After his death, Richard's body was put on public display in Old St Paul's Cathedral, both to prove to his supporters that he was truly dead and also to prove that he had not suffered a violent death. This did not stop rumours from circulating for years after that he was still alive and waiting to take back his throne, and that the body displayed was that of Richard's chaplain, a priest named Maudelain, who greatly resembled him.
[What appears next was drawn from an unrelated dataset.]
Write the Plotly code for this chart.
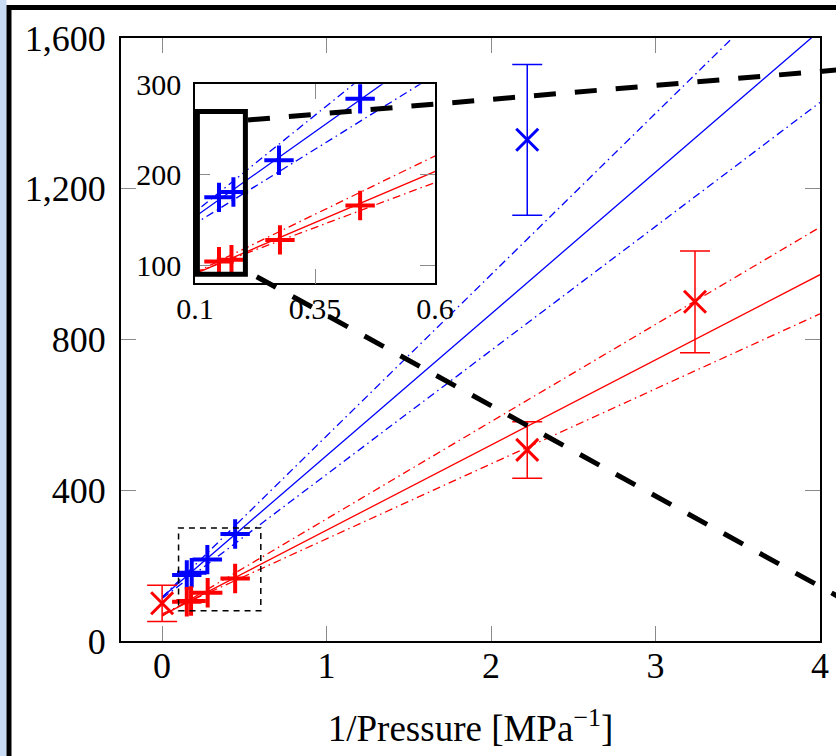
import plotly.graph_objects as go

# High-pressure runs (+ markers)
blue_plus_x = [0.150, 0.180, 0.275, 0.444]
blue_plus_y = [175, 181, 216, 284]
red_plus_x = [0.150, 0.176, 0.277, 0.444]
red_plus_y = [104, 106, 128, 166]

# Low-pressure runs (x markers) with their error bars
blue_cross_x = [2.22]
blue_cross_y = [1330]
blue_cross_err = [200]
red_cross_x = [0.0, 2.22, 3.24]
red_cross_y = [100, 507, 900]
red_cross_err = [48, 75, 135]

# Linear fits with upper / lower bounds, end points at 1/P = 0 and 4
fit_x = [0, 4]
blue_fit = [116, 1620]
blue_fit_hi = [116, 1828]
blue_fit_lo = [113, 1429]
red_fit = [68, 972]
red_fit_hi = [66, 1098]
red_fit_lo = [72, 868]

# Axis ticks
main_xticks = [0, 1, 2, 3, 4]
main_xlabels = ["0", "1", "2", "3", "4"]
main_yticks = [0, 400, 800, 1200, 1600]
main_ylabels = ["0", "400", "800", "1,200", "1,600"]
inset_xticks = [0.1, 0.35, 0.6]
inset_xlabels = ["0.1", "0.35", "0.6"]
inset_yticks = [100, 200, 300]
inset_ylabels = ["100", "200", "300"]

BLUE = "#0000ff"
RED = "#ff0000"
FONT = "'Liberation Serif', 'Times New Roman', 'DejaVu Serif', serif"
DASHDOT = "8px,4px,1.5px,4px"

W, H = 836, 756
L, R, T, B = 121, 16, 38, 115
PW, PH = W - L - R, H - T - B


def px_to_paper(px, py):
    return (px - L) / PW, (H - B - py) / PH


fig = go.Figure()


def add_series(xa, ya, with_crosses):
    for ys, color, dash in [
        (blue_fit_hi, BLUE, DASHDOT), (blue_fit_lo, BLUE, DASHDOT), (blue_fit, BLUE, "solid"),
        (red_fit_hi, RED, DASHDOT), (red_fit_lo, RED, DASHDOT), (red_fit, RED, "solid"),
    ]:
        fig.add_trace(go.Scatter(x=fit_x, y=ys, mode="lines", xaxis=xa, yaxis=ya,
                                 line=dict(color=color, width=1.3, dash=dash),
                                 showlegend=False, hoverinfo="skip"))
    for xs, ys, color in [(blue_plus_x, blue_plus_y, BLUE), (red_plus_x, red_plus_y, RED)]:
        fig.add_trace(go.Scatter(x=xs, y=ys, mode="markers", xaxis=xa, yaxis=ya,
                                 marker=dict(symbol="cross-thin", size=21,
                                             line=dict(color=color, width=4)),
                                 showlegend=False))
    if with_crosses:
        for xs, ys, es, color in [(blue_cross_x, blue_cross_y, blue_cross_err, BLUE),
                                  (red_cross_x, red_cross_y, red_cross_err, RED)]:
            fig.add_trace(go.Scatter(x=xs, y=ys, mode="markers", xaxis=xa, yaxis=ya,
                                     marker=dict(symbol="x-thin", size=22,
                                                 line=dict(color=color, width=3)),
                                     error_y=dict(type="data", array=es, visible=True,
                                                  color=color, thickness=1.5, width=15),
                                     showlegend=False))


add_series("x", "y", True)
add_series("x2", "y2", False)

axis_common = dict(showline=True, linecolor="black", linewidth=2, mirror="ticks",
                   ticks="inside", ticklen=15, tickwidth=1, tickcolor="#8a8a8a",
                   showgrid=False, zeroline=False, automargin=False)

ix0, iy1 = px_to_paper(195, 84.3)
ix1, iy0 = px_to_paper(435, 283.3)

fig.update_layout(
    width=W, height=H,
    margin=dict(l=L, r=R, t=T, b=B, autoexpand=False),
    paper_bgcolor="white", plot_bgcolor="white",
    font=dict(family=FONT, color="black", size=35),
    xaxis=dict(**axis_common, range=[-0.25, 4], domain=[0, 1],
               tickvals=main_xticks, ticktext=main_xlabels,
               tickfont=dict(family=FONT, size=36), ticklabelstandoff=-8,
               title=dict(text="1/Pressure [MPa<sup>\u22121</sup>]",
                          font=dict(family=FONT, size=37), standoff=30)),
    yaxis=dict(**axis_common, range=[0, 1600], domain=[0, 1],
               tickvals=main_yticks, ticktext=main_ylabels,
               tickfont=dict(family=FONT, size=36), ticklabelstandoff=6),
    xaxis2=dict(**{**axis_common, "linewidth": 1.5}, range=[0.1, 0.6],
                domain=[ix0, ix1], anchor="y2",
                tickvals=inset_xticks, ticktext=inset_xlabels,
                tickfont=dict(family=FONT, size=30), ticklabelstandoff=-2),
    yaxis2=dict(**{**axis_common, "linewidth": 1.5}, range=[80, 300],
                domain=[iy0, iy1], anchor="x2",
                tickvals=inset_yticks, ticktext=inset_ylabels,
                tickfont=dict(family=FONT, size=30), ticklabelstandoff=6),
)

shapes = []
# light strip and heavy page frame
bx0, _ = px_to_paper(0, 0)
bx1, _ = px_to_paper(6.5, 0)
shapes.append(dict(type="rect", xref="paper", yref="paper", x0=bx0, x1=bx1,
                   y0=-0.5, y1=1.5, fillcolor="#cadcf4", line=dict(width=0), layer="below"))
fx0, fy1 = px_to_paper(9, 7.5)
shapes.append(dict(type="rect", xref="paper", yref="paper", x0=fx0, x1=1.3,
                   y0=-0.5, y1=fy1, fillcolor="white",
                   line=dict(color="black", width=5), layer="below"))
# zoom window on the main axes
shapes.append(dict(type="rect", xref="x", yref="y", x0=0.1, x1=0.6, y0=80, y1=300,
                   line=dict(color="black", width=1.5, dash="6px,5px")))
# highlighted region in the inset
shapes.append(dict(type="rect", xref="x2", yref="y2", x0=0.105, x1=0.205, y0=90, y1=270,
                   line=dict(color="black", width=5)))
# connector lines leading off to the right
for (sx, sy), (ex, ey) in [((248, 120), (900, 64.6)), ((256.7, 276.7), (900, 630.5))]:
    a = px_to_paper(sx, sy)
    b = px_to_paper(ex, ey)
    shapes.append(dict(type="line", xref="paper", yref="paper", x0=a[0], y0=a[1],
                       x1=b[0], y1=b[1], line=dict(color="black", width=5, dash="22px,19px")))
fig.update_layout(shapes=shapes)

fig.write_html("out.html")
Henry had the body discreetly buried in the Dominican Priory at Kings Langley, Hertfordshire, where it remained until King Henry V brought the body back to London and buried it in the tomb that Richard had commissioned for himself in Westminster Abbey.
Rebellions continued throughout the first 10 years of Henry's reign, including the revolt of Owain Glyndŵr, who declared himself Prince of Wales in 1400, and the rebellions led by Henry Percy, 1st Earl of Northumberland, from 1403. The first Percy rebellion ended in the Battle of Shrewsbury in 1403 with the death of the earl's son Henry, a renowned military figure known as "Hotspur" for his speed in advance and readiness to attack. Also in this battle, Henry IV's eldest son, Henry of Monmouth, later King Henry V, was wounded by an arrow in his face. He was cared for by royal physician John Bradmore. Despite this, the Battle of Shrewsbury was a royalist victory. Monmouth's military ability contributed to the king's victory.
In the last year of Henry's reign, the rebellions picked up speed. "The old fable of a living Richard was revived", notes one account, "and emissaries from Scotland traversed the villages of England, in the last year of Henry's reign, declaring that Richard was residing at the Scottish Court, awaiting only a signal from his friends to repair to London and recover his throne."
A suitable-looking impostor was found and King Richard's old groom circulated word in the city that his master was alive in Scotland. "Southwark was incited to insurrection" by Sir Elias Lyvet and his associate Thomas Clark, who promised Scottish aid in carrying out the insurrection. Ultimately, the rebellion came to nought. Lyvet was released and Clark thrown into the Tower of London.